著者も書いているように、だからといって現状を考えるなら、この共同制作の作品と「相互理解」の文字が、「白々しい欺瞞に満ちている」と見えるのは、仕方のないことだろう。
だがそこには、著者の想像を越えた「イスラエルのアラブ人」の思いが込められていたということも事実であり、そのことが著者を深く戸惑わせているように思える。
「あとがき」の先の引用に続く箇所には、次のように書かれている。

一方で、イスラエルから経済的な恩恵を得ているわけでもなく、むしろひどい仕打ちを受けているとしか思えない占領地のパレスチナ人や、イスラエル国内の無認可村の人々が時に示すユダヤ人への好意や彼らを何とかして理解しようとする姿勢に、はっと目を覚まされることもあった。自分たちはユダヤ人を憎んでいるのではなく、イスラエル占領政策、あるいは人種差別やシオニズムを問題にしているだけなのだ。本で何度も読んできた言葉が、ここまで彼らの血肉になっていることを思い知った。(p299)


これらの事柄に限らず、イスラエルユダヤ人やアラブ人たちに直面して生じる著者自身の気持ちの揺れを、精密に描いていることが、この本の最大の魅力ではないかと思う。


それはともかく、ではこの「イスラエルのアラブ人」たちの、「相互理解」への期待や、「あまりにも寛大すぎる」と思われるようなユダヤ人に対する態度と発言などを、読者であるぼくたちはどう理解すればよいだろうか。
もちろん、ぼくにも分からない。
だが、こういうことが考えられるのではないか。
そこに現れているのは、迫害する者と同じ水準には立たない、という姿勢ではないだろうか。
実際、自分たちを迫害したナチスやヨーロッパの国民国家による差別・排除や人種主義と、ユダヤ人と呼ばれた人たちが同じ水準に立ってしまった結果が、イスラエルというシオニズムに基づく国家の建設だったはずである。
いま現在、その国家・社会によって迫害を受けている「イスラエルのアラブ人」には、そうと意識していなくても、迫害された者が他者に同型の迫害を繰り返してしまうこの構造が、本当の敵として、直観的に見えているのではないか。

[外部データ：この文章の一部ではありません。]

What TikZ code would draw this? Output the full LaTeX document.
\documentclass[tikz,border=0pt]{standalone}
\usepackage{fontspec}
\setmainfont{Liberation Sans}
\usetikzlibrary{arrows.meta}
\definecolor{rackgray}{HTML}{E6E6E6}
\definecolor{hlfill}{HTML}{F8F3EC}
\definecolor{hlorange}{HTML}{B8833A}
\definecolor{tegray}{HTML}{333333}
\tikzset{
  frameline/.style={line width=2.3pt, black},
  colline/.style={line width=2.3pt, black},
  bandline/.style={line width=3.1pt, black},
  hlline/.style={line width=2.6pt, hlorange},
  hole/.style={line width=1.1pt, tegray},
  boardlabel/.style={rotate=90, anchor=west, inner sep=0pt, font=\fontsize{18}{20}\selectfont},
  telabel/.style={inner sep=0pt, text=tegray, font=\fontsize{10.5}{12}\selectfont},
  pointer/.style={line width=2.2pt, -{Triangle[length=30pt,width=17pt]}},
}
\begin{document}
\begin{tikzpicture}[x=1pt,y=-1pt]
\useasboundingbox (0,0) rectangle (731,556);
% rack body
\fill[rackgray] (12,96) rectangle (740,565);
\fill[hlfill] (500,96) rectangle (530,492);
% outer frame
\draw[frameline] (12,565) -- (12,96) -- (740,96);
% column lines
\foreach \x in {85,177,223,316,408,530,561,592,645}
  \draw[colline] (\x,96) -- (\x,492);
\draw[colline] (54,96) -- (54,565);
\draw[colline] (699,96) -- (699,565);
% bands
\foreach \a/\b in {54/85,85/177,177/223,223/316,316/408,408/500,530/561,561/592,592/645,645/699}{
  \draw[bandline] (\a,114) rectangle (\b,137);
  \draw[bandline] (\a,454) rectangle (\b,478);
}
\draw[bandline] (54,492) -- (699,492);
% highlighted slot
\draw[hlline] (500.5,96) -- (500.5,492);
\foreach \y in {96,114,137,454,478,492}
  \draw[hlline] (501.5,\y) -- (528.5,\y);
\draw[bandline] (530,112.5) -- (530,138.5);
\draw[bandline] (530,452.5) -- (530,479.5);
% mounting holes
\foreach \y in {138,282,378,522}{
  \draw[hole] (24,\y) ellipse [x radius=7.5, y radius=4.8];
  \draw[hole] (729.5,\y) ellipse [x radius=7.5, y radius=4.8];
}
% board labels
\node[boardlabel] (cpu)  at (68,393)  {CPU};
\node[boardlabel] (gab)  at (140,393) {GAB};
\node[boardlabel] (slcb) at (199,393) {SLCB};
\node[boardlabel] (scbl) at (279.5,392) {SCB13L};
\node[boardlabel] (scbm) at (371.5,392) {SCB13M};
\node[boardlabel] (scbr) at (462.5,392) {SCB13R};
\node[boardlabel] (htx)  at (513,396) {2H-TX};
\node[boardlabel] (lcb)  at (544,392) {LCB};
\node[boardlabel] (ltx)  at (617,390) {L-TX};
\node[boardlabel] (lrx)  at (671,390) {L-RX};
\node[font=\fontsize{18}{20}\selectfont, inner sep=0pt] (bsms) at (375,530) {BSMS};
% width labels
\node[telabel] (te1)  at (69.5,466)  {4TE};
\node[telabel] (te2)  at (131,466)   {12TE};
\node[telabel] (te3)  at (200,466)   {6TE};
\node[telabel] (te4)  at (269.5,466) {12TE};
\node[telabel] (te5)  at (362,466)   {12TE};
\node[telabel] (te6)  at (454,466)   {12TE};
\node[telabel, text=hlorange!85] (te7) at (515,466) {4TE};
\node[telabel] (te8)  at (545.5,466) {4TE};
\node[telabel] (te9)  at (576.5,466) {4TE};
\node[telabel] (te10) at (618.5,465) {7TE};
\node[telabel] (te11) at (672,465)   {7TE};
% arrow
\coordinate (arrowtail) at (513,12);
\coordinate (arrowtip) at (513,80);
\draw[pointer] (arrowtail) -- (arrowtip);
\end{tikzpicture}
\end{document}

そしてこのことは、国民国家の同一性のなかで生を送っている「アラブ諸国の民衆」には見えにくく、イスラエルによる統治という状況下にある「イスラエルのアラブ人」にこそ、よく見えるものなのではないだろうか。
実際、イスラエルという国が出来る前、世界の各地(多くは国民国家の内部)で暮らしていたユダヤ人たちが有したある種の認識上の優位性も、ここに関わっていたはずである。
ぼくには、シオニズムの興隆とイスラエルの建国の過程は、この優位性、つまり反復される構造に対する批判的な視点を、この人たちが喪失し、この大きな構造のなかに取り込まれていく過程であったようにも思える。


もしそうなら、ここに示されたイスラエルのアラブ人たちの「共存」や「相互理解」という言葉は、イスラエルの差別的な状況の中で「アラブ」に我知らず同一化している自分を見出して葛藤する、著者自身の心のあり方、その怒りや気持ちの揺れと、決して相反するものであるはずはないだろう。
むしろ、ここで真に問われるべきなのは、著者自身も書きつけているように、こうしたイスラエルのアラブ人たちの姿勢を眼前にして、

(イスラエルの)ユダヤ人たちは、パレスチナ・アラブたちから何を学ぶのだろうか。(p300)


ということなのであり、その問いはまさしく、この社会と世界のマジョリティである、ぼくたちにも向けられているはずである。